Rod-Like Nanostructured Cu–Co Spinel with Rich Oxygen Vacancies for Efficient Electrocatalytic Dechlorination
Jing Wang, Shiying Fan, Xinyong Li, Zhaodong Niu, Zhiyuan Liu, Chunpeng Bai, Jun Duan, Moses O. Tadé, Shaomin Liu
Abstract
Dichloromethane (CH 2 Cl 2 ) hydrodechlorination to methane (CH 4 ) is a promising approach to remove the halogenated contaminants and generate clean energy. In this work, rod-like nanostructured CuCo 2 O 4 spinels with rich oxygen vacancies are designed for highly efficient electrochemical reduction dechlorination of dichloromethane. Microscopy characterizations revealed that the special rod-like nanostructure and rich oxygen vacancies can efficiently enhance surface area, electronic/ionic transport, and expose more active sites. The experimental tests demonstrated that CuCo 2 O 4 -3 with rod-like nanostructures outperformed other morphology of CuCo 2 O 4 spinel nanostructures in catalytic activity and product selectivity.

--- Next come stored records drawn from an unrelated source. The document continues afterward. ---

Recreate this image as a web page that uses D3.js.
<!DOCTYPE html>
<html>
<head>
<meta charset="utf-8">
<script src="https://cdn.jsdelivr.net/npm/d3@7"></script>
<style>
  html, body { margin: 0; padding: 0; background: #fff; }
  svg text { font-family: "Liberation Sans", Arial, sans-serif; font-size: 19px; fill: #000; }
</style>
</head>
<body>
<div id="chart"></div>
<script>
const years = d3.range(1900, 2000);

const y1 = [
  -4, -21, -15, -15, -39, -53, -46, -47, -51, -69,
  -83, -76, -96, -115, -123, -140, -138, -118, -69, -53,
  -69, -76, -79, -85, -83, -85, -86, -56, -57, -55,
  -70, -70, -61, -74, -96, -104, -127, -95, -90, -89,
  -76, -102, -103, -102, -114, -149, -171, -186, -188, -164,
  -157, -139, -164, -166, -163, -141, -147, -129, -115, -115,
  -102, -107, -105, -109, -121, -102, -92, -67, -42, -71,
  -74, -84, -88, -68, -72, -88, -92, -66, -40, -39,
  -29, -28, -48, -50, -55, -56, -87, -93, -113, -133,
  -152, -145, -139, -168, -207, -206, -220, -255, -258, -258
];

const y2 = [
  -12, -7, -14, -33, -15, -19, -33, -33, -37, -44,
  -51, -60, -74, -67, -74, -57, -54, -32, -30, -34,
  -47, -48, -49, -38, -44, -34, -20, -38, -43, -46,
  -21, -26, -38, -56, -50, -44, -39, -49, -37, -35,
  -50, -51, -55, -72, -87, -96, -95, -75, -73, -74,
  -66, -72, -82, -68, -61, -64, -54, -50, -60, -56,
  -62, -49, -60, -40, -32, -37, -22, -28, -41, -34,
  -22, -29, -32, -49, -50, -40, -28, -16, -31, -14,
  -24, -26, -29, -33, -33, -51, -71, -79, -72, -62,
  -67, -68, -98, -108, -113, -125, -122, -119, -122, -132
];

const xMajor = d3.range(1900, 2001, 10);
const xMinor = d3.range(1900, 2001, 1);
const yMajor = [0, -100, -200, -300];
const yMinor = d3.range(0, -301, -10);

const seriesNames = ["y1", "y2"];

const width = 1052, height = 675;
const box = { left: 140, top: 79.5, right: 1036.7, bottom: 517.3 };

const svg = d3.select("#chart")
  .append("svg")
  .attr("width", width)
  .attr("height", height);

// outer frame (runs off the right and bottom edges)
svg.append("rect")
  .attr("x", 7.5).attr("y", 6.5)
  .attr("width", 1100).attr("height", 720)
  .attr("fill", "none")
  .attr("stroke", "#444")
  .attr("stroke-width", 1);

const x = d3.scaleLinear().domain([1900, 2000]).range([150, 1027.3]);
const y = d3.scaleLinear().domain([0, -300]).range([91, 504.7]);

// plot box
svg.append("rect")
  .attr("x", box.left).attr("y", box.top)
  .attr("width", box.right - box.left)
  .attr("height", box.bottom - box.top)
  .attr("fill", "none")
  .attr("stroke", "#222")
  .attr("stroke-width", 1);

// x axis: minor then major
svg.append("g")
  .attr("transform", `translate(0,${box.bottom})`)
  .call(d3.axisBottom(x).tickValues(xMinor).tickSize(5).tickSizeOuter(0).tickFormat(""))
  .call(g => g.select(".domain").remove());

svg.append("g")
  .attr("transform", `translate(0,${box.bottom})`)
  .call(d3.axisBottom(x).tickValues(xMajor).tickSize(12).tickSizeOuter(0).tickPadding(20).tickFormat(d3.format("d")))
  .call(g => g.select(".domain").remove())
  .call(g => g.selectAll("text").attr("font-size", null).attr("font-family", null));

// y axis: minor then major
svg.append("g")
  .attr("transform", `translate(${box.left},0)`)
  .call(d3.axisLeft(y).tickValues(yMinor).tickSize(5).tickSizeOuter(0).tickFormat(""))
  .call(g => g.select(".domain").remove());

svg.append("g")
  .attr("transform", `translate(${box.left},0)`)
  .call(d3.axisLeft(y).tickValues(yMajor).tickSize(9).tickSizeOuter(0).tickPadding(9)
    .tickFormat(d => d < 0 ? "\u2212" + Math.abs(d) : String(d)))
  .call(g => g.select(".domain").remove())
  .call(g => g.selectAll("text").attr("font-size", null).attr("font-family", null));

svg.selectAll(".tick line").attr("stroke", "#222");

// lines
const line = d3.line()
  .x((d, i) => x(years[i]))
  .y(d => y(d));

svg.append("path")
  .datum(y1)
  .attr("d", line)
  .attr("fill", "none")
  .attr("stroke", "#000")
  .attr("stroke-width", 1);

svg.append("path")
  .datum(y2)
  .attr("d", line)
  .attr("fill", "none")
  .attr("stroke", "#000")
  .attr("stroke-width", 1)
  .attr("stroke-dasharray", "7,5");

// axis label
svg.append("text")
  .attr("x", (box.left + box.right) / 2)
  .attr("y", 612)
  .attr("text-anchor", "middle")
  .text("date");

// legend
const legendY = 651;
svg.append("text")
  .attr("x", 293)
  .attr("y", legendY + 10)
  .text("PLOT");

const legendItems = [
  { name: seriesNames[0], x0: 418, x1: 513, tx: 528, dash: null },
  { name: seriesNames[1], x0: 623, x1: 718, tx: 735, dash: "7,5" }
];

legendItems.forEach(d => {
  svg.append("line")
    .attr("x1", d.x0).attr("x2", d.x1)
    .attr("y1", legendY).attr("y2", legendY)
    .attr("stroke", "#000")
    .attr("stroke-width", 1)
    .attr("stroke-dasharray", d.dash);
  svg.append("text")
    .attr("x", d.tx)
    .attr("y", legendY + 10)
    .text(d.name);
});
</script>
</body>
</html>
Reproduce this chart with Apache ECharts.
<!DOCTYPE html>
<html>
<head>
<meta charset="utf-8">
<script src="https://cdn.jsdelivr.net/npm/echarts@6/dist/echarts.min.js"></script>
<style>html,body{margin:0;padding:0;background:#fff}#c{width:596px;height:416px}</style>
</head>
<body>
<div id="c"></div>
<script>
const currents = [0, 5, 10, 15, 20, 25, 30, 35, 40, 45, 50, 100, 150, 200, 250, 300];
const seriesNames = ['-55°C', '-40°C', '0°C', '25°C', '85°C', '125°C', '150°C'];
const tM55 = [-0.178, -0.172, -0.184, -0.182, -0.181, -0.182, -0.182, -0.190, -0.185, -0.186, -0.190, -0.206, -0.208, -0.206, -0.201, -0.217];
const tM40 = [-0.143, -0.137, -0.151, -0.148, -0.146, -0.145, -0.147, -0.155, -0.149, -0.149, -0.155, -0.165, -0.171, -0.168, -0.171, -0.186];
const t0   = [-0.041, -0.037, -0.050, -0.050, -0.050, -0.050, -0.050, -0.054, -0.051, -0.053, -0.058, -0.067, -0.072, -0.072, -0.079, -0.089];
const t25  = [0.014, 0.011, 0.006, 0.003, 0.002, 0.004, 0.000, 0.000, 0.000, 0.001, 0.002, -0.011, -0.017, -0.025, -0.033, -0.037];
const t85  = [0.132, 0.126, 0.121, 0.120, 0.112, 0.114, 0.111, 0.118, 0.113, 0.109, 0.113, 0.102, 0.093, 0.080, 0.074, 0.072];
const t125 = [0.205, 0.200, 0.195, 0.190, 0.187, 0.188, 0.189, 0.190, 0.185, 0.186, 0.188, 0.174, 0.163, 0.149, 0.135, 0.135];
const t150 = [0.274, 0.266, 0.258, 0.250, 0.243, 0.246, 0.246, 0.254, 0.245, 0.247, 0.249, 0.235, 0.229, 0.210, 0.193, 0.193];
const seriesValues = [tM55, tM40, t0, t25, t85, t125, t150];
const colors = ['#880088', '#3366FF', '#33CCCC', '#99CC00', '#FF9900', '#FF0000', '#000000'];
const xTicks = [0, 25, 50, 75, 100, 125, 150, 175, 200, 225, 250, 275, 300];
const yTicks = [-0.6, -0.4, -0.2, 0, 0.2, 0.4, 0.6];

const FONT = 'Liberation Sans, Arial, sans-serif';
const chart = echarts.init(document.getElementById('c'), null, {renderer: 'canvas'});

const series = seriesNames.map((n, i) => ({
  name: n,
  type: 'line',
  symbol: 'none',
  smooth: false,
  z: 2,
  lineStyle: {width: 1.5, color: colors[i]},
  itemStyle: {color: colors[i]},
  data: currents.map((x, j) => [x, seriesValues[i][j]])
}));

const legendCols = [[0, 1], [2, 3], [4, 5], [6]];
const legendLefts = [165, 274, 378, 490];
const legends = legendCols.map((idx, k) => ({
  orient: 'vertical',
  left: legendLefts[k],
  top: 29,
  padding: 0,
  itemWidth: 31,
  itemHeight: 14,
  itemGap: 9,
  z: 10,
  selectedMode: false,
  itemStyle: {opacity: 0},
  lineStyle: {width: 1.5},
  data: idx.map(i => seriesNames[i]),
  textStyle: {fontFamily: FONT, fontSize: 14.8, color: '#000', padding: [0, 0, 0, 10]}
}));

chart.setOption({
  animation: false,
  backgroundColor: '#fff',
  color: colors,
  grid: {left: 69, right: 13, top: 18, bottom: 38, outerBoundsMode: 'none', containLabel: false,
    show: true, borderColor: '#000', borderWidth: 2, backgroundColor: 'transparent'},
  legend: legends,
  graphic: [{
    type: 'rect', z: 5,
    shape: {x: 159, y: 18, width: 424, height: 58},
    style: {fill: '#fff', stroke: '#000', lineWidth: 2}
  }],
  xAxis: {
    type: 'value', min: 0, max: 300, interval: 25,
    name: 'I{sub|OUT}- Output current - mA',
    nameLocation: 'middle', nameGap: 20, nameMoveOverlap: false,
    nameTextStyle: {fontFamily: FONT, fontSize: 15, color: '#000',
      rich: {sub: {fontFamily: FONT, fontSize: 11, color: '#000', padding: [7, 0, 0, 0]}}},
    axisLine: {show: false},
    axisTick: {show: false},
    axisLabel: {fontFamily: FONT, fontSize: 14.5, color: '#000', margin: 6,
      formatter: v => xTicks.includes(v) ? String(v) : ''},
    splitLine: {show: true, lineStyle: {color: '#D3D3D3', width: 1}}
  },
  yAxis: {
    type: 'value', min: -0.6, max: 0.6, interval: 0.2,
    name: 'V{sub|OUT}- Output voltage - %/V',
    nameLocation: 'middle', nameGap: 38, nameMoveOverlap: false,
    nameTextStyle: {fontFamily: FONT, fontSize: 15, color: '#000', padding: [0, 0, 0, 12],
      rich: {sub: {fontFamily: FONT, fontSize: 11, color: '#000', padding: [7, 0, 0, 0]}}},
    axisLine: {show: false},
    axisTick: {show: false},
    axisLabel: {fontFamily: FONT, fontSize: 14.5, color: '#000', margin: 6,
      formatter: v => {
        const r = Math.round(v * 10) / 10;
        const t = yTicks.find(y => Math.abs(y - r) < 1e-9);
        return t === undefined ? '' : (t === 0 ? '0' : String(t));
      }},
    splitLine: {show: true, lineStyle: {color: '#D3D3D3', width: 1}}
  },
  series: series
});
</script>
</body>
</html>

The highest methane production of 148.84 μmol in 4 h with a Faradaic efficiency of 21.61% at −2.94 V (vs SCE) is shown. Furthermore, the density function theory proved oxygen vacancies significantly decreased the energy barrier to promote the catalyst in the reaction and O v -Cu was the main active site in dichloromethane hydrodechlorination. This work explores a promising way to synthesize the highly efficient electrocatalysts, which may be an effective catalyst for dichloromethane hydrodechlorination to methane.